--- START OF Recorded information ---

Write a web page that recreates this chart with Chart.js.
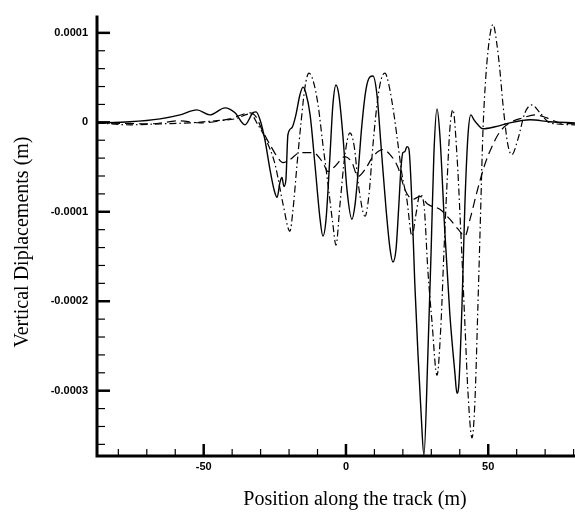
<!DOCTYPE html>
<html lang="en">
<head>
    <meta charset="UTF-8">
    <title>Vertical Displacements</title>
    <style>
        body { margin: 0; background: #fff; }
        #myChart { display: block; }
    </style>
</head>
<body>
    <canvas id="myChart" width="575" height="516"></canvas>

    <script src="https://cdn.jsdelivr.net/npm/chart.js"></script>
    <script>
        // Position along the track (m) and vertical displacement (m)
        const solidX = [-87.5, -75.9, -65.3, -58.3, -52.4, -47.8, -42.5, -39.0, -35.5, -32.7, -31.6, -30.2, -28.5, -26.7, -25.3, -24.2, -23.2, -22.5, -21.8, -21.1,
            -20.4, -19.0, -17.6, -16.2, -15.1, -14.1, -12.6, -10.9, -9.1, -8.1, -7.0, -5.6, -4.6, -3.5, -2.5, -1.1, 0.35, 2.1, 3.2, 4.2,
            5.6, 7.0, 8.4, 9.5, 10.9, 12.3, 14.1, 15.5, 16.5, 17.6, 18.6, 19.3, 20.0, 20.7, 21.4, 22.1, 23.2, 24.2, 25.3, 26.4,
            27.4, 28.8, 29.9, 30.9, 32.0, 33.0, 34.8, 36.5, 38.3, 39.0, 39.7, 40.8, 41.8, 42.9, 43.9, 45.0, 46.4, 48.1, 52.4, 57.6,
            64.7, 71.7, 80.5];
        const solidY = [-0.06e-5, 0.06e-5, 0.39e-5, 0.83e-5, 1.39e-5, 0.83e-5, 1.61e-5, 1.06e-5, -0.28e-5, 1.06e-5, 1.17e-5, 0.28e-5, -1.94e-5, -5.28e-5, -7.5e-5, -8.39e-5, -6.72e-5, -6.17e-5, -7.17e-5, -6.39e-5,
            -1.39e-5, -0.61e-5, 0.83e-5, 3.06e-5, 3.94e-5, 3.28e-5, 0.83e-5, -4.72e-5, -10.83e-5, -12.72e-5, -10.83e-5, -3.61e-5, 1.94e-5, 4.17e-5, 3.06e-5, -1.39e-5, -7.5e-5, -10.83e-5, -9.17e-5, -5.83e-5,
            -0.28e-5, 3.61e-5, 5.06e-5, 5.17e-5, 3.06e-5, -2.5e-5, -9.72e-5, -14.17e-5, -15.61e-5, -14.17e-5, -9.17e-5, -5.28e-5, -3.39e-5, -3.28e-5, -2.72e-5, -2.94e-5, -9.17e-5, -18.06e-5, -25.83e-5, -32.5e-5,
            -37.2e-5, -25.83e-5, -14.72e-5, -3.61e-5, 1.5e-5, -1.39e-5, -12.5e-5, -21.39e-5, -28.06e-5, -30.28e-5, -29.17e-5, -20.28e-5, -9.17e-5, -1.39e-5, 0.83e-5, 0.28e-5, -0.28e-5, -0.72e-5, -0.5e-5, -0.06e-5,
            0.28e-5, 0.06e-5, -0.06e-5];

        const dashX = [-87.5, -68.9, -58.3, -51.3, -40.8, -33.7, -31.6, -29.5, -26.7, -24.2, -22.1, -19.7, -16.2, -11.6, -8.1, -6.3, -3.9, -0.35, 2.1, 4.2,
            6.7, 9.5, 13.0, 15.5, 18.3, 20.7, 23.5, 26.0, 28.8, 33.0, 36.5, 39.4, 41.8, 43.6, 46.0, 48.8, 51.3, 54.1, 57.6, 62.2,
            66.4, 70.6, 75.2, 80.5];
        const dashY = [-0.06e-5, -0.17e-5, 0.17e-5, -0.06e-5, 0.39e-5, 1.06e-5, 0.61e-5, -0.83e-5, -2.5e-5, -3.83e-5, -4.5e-5, -4.17e-5, -3.39e-5, -3.39e-5, -4.5e-5, -5.5e-5, -4.94e-5, -3.83e-5, -4.5e-5, -6.06e-5,
            -5.28e-5, -3.83e-5, -3.06e-5, -3.61e-5, -5.06e-5, -7.5e-5, -8.61e-5, -8.28e-5, -9.17e-5, -9.72e-5, -10.83e-5, -11.94e-5, -12.72e-5, -10.83e-5, -7.83e-5, -4.72e-5, -2.72e-5, -1.06e-5, -0.06e-5, 0.5e-5,
            0.83e-5, 0.5e-5, -0.06e-5, -0.17e-5];

        const dashDotX = [-87.5, -75.9, -65.3, -54.8, -46.0, -39.0, -33.7, -30.9, -28.1, -24.9, -22.1, -19.7, -18.6, -17.2, -15.8, -14.4, -13.0, -11.6, -9.8, -8.1,
            -6.3, -4.6, -3.5, -2.1, -0.35, 1.4, 2.8, 4.6, 6.7, 8.1, 9.5, 10.9, 12.3, 13.7, 15.1, 16.9, 18.3, 19.7, 21.4, 23.2,
            24.6, 26.0, 27.4, 28.8, 30.2, 32.0, 33.4, 34.4, 35.5, 36.5, 37.6, 39.0, 40.4, 41.8, 42.9, 44.3, 45.3, 46.4, 47.4, 48.1,
            49.2, 50.6, 51.7, 53.1, 54.1, 55.2, 56.9, 58.3, 60.4, 62.9, 65.4, 68.2, 71.7, 80.5];
        const dashDotY = [-0.06e-5, -0.28e-5, -0.17e-5, -0.06e-5, 0.17e-5, 0.39e-5, 0.94e-5, -0.28e-5, -1.94e-5, -4.72e-5, -9.17e-5, -12.17e-5, -9.72e-5, -4.72e-5, -0.06e-5, 3.94e-5, 5.5e-5, 4.72e-5, 1.94e-5, -2.5e-5,
            -6.94e-5, -11.39e-5, -13.72e-5, -9.17e-5, -3.61e-5, -1.17e-5, -2.5e-5, -7.5e-5, -10.5e-5, -8.06e-5, -2.5e-5, 1.94e-5, 4.72e-5, 5.5e-5, 4.17e-5, 0.83e-5, -2.5e-5, -5.83e-5, -8.61e-5, -12.72e-5,
            -10.28e-5, -8.06e-5, -9.17e-5, -16.61e-5, -22.17e-5, -28.28e-5, -22.5e-5, -14.72e-5, -6.94e-5, -0.83e-5, 1.39e-5, -3.61e-5, -12.5e-5, -22.5e-5, -30.28e-5, -35.28e-5, -31.39e-5, -20.28e-5, -9.17e-5, -1.39e-5,
            5.28e-5, 9.72e-5, 10.94e-5, 8.61e-5, 5.83e-5, 1.94e-5, -2.5e-5, -3.61e-5, -1.94e-5, 1.06e-5, 1.94e-5, 1.06e-5, -0.06e-5, -0.28e-5];

        const xTickValues = [-50, 0, 50];
        const xTickLabels = ['-50', '0', '50'];
        const yTickValues = [-0.0003, -0.0002, -0.0001, 0, 0.0001];
        const yTickLabels = ['-0.0003', '-0.0002', '-0.0001', '0', '0.0001'];

        const xTitle = 'Position along the track (m)';
        const yTitle = 'Vertical Diplacements (m)';

        function pairs(xs, ys) {
            return xs.map((x, i) => ({ x: x, y: ys[i] }));
        }

        // axis lines, inward tick marks and the two axis titles
        const frame = {
            id: 'frame',
            afterDraw(chart) {
                const ctx = chart.ctx;
                const a = chart.chartArea;
                const xs = chart.scales.x;
                const ys = chart.scales.y;
                ctx.save();
                ctx.strokeStyle = '#000';
                ctx.lineCap = 'butt';

                for (let v = -80; v <= 80; v += 10) {
                    const major = v % 50 === 0;
                    const px = xs.getPixelForValue(v);
                    ctx.lineWidth = major ? 2.5 : 1.2;
                    ctx.beginPath();
                    ctx.moveTo(px, a.bottom);
                    ctx.lineTo(px, a.bottom - (major ? 12 : 7));
                    ctx.stroke();
                }
                for (let k = -18; k <= 5; k++) {
                    const v = k * 2e-5;
                    const major = k % 5 === 0;
                    const py = ys.getPixelForValue(v);
                    if (py < a.top || py > a.bottom) continue;
                    ctx.lineWidth = major ? 2.5 : 1.2;
                    ctx.beginPath();
                    ctx.moveTo(a.left, py);
                    ctx.lineTo(a.left + (major ? 13 : 8), py);
                    ctx.stroke();
                }

                ctx.lineWidth = 3;
                ctx.beginPath();
                ctx.moveTo(a.left, a.top);
                ctx.lineTo(a.left, a.bottom);
                ctx.lineTo(a.right, a.bottom);
                ctx.stroke();

                ctx.fillStyle = '#000';
                ctx.font = '20px "Liberation Serif"';
                ctx.textAlign = 'center';
                ctx.textBaseline = 'middle';
                ctx.fillText(xTitle, 355, 500);
                ctx.translate(23, 242);
                ctx.rotate(-Math.PI / 2);
                ctx.fillText(yTitle, 0, 0);
                ctx.restore();
            }
        };

        const tickFont = { family: 'Liberation Sans', size: 11, weight: 'bold' };

        new Chart(document.getElementById('myChart').getContext('2d'), {
            type: 'line',
            data: {
                datasets: [{
                    label: 'solid',
                    data: pairs(solidX, solidY),
                    borderColor: '#000',
                    borderWidth: 1.4
                }, {
                    label: 'dashed',
                    data: pairs(dashX, dashY),
                    borderColor: '#000',
                    borderWidth: 1.2,
                    borderDash: [9, 5]
                }, {
                    label: 'dash-dot',
                    data: pairs(dashDotX, dashDotY),
                    borderColor: '#000',
                    borderWidth: 1.2,
                    borderDash: [7, 3, 1.5, 3]
                }]
            },
            options: {
                responsive: false,
                animation: false,
                layout: { padding: { top: 10, right: 0, bottom: 0, left: 0 } },
                elements: {
                    point: { radius: 0 },
                    line: { cubicInterpolationMode: 'monotone', fill: false }
                },
                plugins: {
                    legend: { display: false },
                    tooltip: { enabled: false }
                },
                scales: {
                    x: {
                        type: 'linear',
                        min: -87.5,
                        max: 80.5,
                        grid: { display: false, drawTicks: false },
                        border: { display: false },
                        afterBuildTicks: s => { s.ticks = xTickValues.map(v => ({ value: v })); },
                        afterFit: s => { s.height = 60; },
                        ticks: {
                            padding: 4,
                            color: '#000',
                            font: tickFont,
                            maxRotation: 0,
                            callback: v => xTickLabels[xTickValues.indexOf(v)]
                        }
                    },
                    y: {
                        min: -0.000373,
                        max: 0.0001193,
                        grid: { display: false, drawTicks: false },
                        border: { display: false },
                        afterBuildTicks: s => { s.ticks = yTickValues.map(v => ({ value: v })); },
                        afterFit: s => { s.width = 97; },
                        ticks: {
                            padding: 9,
                            color: '#000',
                            font: tickFont,
                            callback: v => yTickLabels[yTickValues.indexOf(v)]
                        }
                    }
                }
            },
            plugins: [frame]
        });
    </script>
</body>
</html>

--- END OF Recorded information ---

#### [Exercise requirements]
Up to and including the line containing "0.28e-5, 0.06e-5, -0.06e-5];", repeat every line from the start of the data, but none of the pictures.

#### [Problem solution]
Write a web page that recreates this chart with Chart.js.
<!DOCTYPE html>
<html lang="en">
<head>
    <meta charset="UTF-8">
    <title>Vertical Displacements</title>
    <style>
        body { margin: 0; background: #fff; }
        #myChart { display: block; }
    </style>
</head>
<body>
    <canvas id="myChart" width="575" height="516"></canvas>

    <script src="https://cdn.jsdelivr.net/npm/chart.js"></script>
    <script>
        // Position along the track (m) and vertical displacement (m)
        const solidX = [-87.5, -75.9, -65.3, -58.3, -52.4, -47.8, -42.5, -39.0, -35.5, -32.7, -31.6, -30.2, -28.5, -26.7, -25.3, -24.2, -23.2, -22.5, -21.8, -21.1,
            -20.4, -19.0, -17.6, -16.2, -15.1, -14.1, -12.6, -10.9, -9.1, -8.1, -7.0, -5.6, -4.6, -3.5, -2.5, -1.1, 0.35, 2.1, 3.2, 4.2,
            5.6, 7.0, 8.4, 9.5, 10.9, 12.3, 14.1, 15.5, 16.5, 17.6, 18.6, 19.3, 20.0, 20.7, 21.4, 22.1, 23.2, 24.2, 25.3, 26.4,
            27.4, 28.8, 29.9, 30.9, 32.0, 33.0, 34.8, 36.5, 38.3, 39.0, 39.7, 40.8, 41.8, 42.9, 43.9, 45.0, 46.4, 48.1, 52.4, 57.6,
            64.7, 71.7, 80.5];
        const solidY = [-0.06e-5, 0.06e-5, 0.39e-5, 0.83e-5, 1.39e-5, 0.83e-5, 1.61e-5, 1.06e-5, -0.28e-5, 1.06e-5, 1.17e-5, 0.28e-5, -1.94e-5, -5.28e-5, -7.5e-5, -8.39e-5, -6.72e-5, -6.17e-5, -7.17e-5, -6.39e-5,
            -1.39e-5, -0.61e-5, 0.83e-5, 3.06e-5, 3.94e-5, 3.28e-5, 0.83e-5, -4.72e-5, -10.83e-5, -12.72e-5, -10.83e-5, -3.61e-5, 1.94e-5, 4.17e-5, 3.06e-5, -1.39e-5, -7.5e-5, -10.83e-5, -9.17e-5, -5.83e-5,
            -0.28e-5, 3.61e-5, 5.06e-5, 5.17e-5, 3.06e-5, -2.5e-5, -9.72e-5, -14.17e-5, -15.61e-5, -14.17e-5, -9.17e-5, -5.28e-5, -3.39e-5, -3.28e-5, -2.72e-5, -2.94e-5, -9.17e-5, -18.06e-5, -25.83e-5, -32.5e-5,
            -37.2e-5, -25.83e-5, -14.72e-5, -3.61e-5, 1.5e-5, -1.39e-5, -12.5e-5, -21.39e-5, -28.06e-5, -30.28e-5, -29.17e-5, -20.28e-5, -9.17e-5, -1.39e-5, 0.83e-5, 0.28e-5, -0.28e-5, -0.72e-5, -0.5e-5, -0.06e-5,
            0.28e-5, 0.06e-5, -0.06e-5];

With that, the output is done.